Pasar menjawab kebutuhan dan keinginan masyarakat. Lahirlah sekolah-sekolah baru yang mencanangkan tagline: "Sekolah terbaik, akreditasi A+".
Gayung bersambut. Orang tua mulai berselancar di dunia maya, mencari di mana sekolah terbaik itu berada. ibu-ibu saling bertanya saat arisan, saat ngobrol santai di pendopo rumahnya, bahkan ketika bertemu di mall dan di tempat lain biasanya mereka berkumpul.
Benar saja. Mereka menemukan beberapa lembaga pendidikan yang menyediakan sekolah-sekolah yang telah terbukti berhasil mengembangkan berbagai potensi mental, spiritual dan intelektual.
Lantas para orangtua, tentu saja yang secara ekonomi tergolong mumpuni, mulai memperebutkan sekolah dimaksud. Sekali lagi, mereka tak ambil pusing dengan harga yang harus dibayar.
Tentu saja fakta ini bertalian dengan hukum pasar, yang melegalkan harga melambung ketika permintaan akan barang/jasa semakin tinggi.
Jelas sekali sekolah-sekolah jenis ini "mahal", bahkan untuk golongan masyarakat menengah ke bawah, biaya setinggi ini tak bisa mereka tutupi dengan pendapatan mereka setiap bulannya.
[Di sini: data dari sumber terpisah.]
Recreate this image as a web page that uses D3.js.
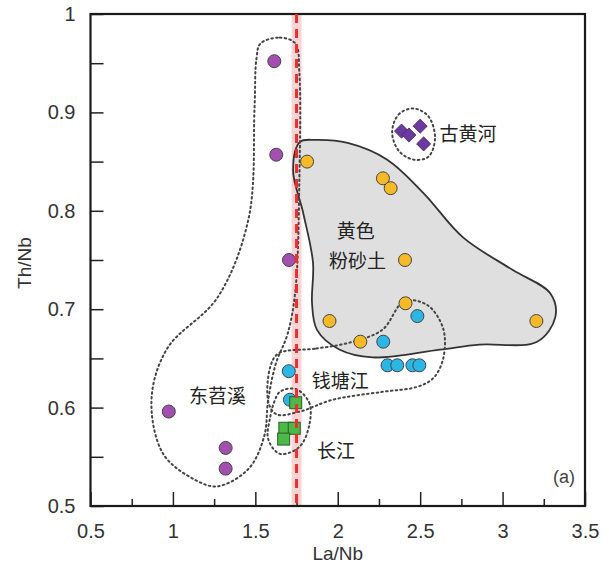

Hingga akhirnya, mereka harus puas untuk menyekolahkan anak-anaknya di sekolah yang hidup dari dana BOS (Bantuan Operasional Sekolah) dari mendiknas.
Fakta ini tentu saja sangat disayangkan. Mahalnya biaya yang harus dikeluarkan oleh orangtua untuk menyekolahkan anaknya di sekolah-sekolah "super" itu justru berakibat fatal, yakni TIDAK SEMUA ORANG MEMILIKI PELUANG UNTUK DAPAT MENGAKSESNYA.
Di titik inilah Anies Baswedan selaku menteri pendidikan harus berpikir ulang tentang "pasar pendidikan" yang sudah sekian lama tunduk pada pasar. Ada solusi, pak menteri?